Wednesday, July 16, 2008

Single-payer health insurance as a moral obligation

Two of my "progressive Christian" acquaintances have recently made the claim that Americans have a moral obligation to ensure that all persons have health insurance. To them I have posed the following questions, but they have either declined or proven unable to answer.

(1) Whence this moral obligation? How does one come to such a conclusion?

(2) How extensive is the obligation? Must everyone have full coverage for all medical, dental, and pharmaceutical needs, or will lesser levels of coverage satisfy our putative moral obligation? If the latter, are not free market solutions the most efficacious? I wholeheartedly agree with you that this is a complex problem requiring a complex solution. History teaches that markets produce better solutions to complex problems than governments.
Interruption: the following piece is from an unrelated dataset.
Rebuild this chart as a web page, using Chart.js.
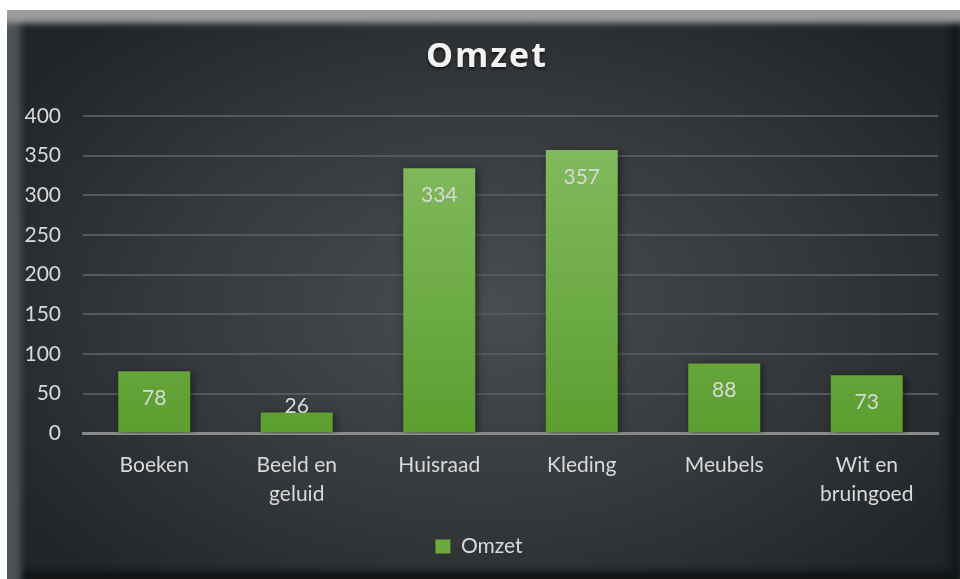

(3) What principled limitation exists on our putative moral obligation? Moral obligations are universal. For example, my moral obligation not to take innocent human life extends both to Americans and to non-Americans. On your reasoning, why are we not also morally obligated to provide health care to the billions of uninsured and impoverished in nations other than our own?

(4) How are we to discharge our moral obligation without infringing upon personal autonomy? Some people simply don't want to spend the money for health insurance, and others (particularly the young and healthy) don't need to.

I am trying to avoid the conclusion that these questions have no intelligible answers and that my acquaintances are trying to foreclose debate by calling names. The conclusion becomes more difficult to resist the longer they fail to answer these simple questions.

2 comments:

Titus said...

I wouldn't hold your breath waiting for intelligible answers...

Sadly it is not just the accomodaters who think like this. Supposedly free-market Republicans in Congress are now adopting liberal rhetoric on the issue of health care being a right.

The reason they are adopting the rhetoric is that they feel that the public debate has already been lost on the issue. Americans, by and large, are ready to accept some form of universal health care. The battle now is not over WHETHER to insure every American, but how and at what level. The only way to stave off a massive and unsustainable enlargement of the federal government is to win the battle of "how" -- private market forces are the only means available to us to insure every American adequately.

We have come a long way since defeating Hillary-care, and it is scary. When we defeated Hillary-care it was sufficient to demagogue her ridiculous plan and to point out that it was socialism. That won't work anymore, now we are in a position where we must provide an alternative means to provide coverage for everyone.

Politeia said...

Your progressive Christian friends have confused a "social" obligation for a moral one. The moral they speak about is the universal Christian moral of care for the less fortunate. The "social obligation" of healthcare arises from this moral obligation.

The mistake is to think that the moral obligation is sufficient to cause the social obligation. That is the link that has to be proved. It is reasonable to think that we owe a special social obligation to other Americans just like you would your family.

We probably all agree on the moral. The debate is about what kind of social obligation this causes.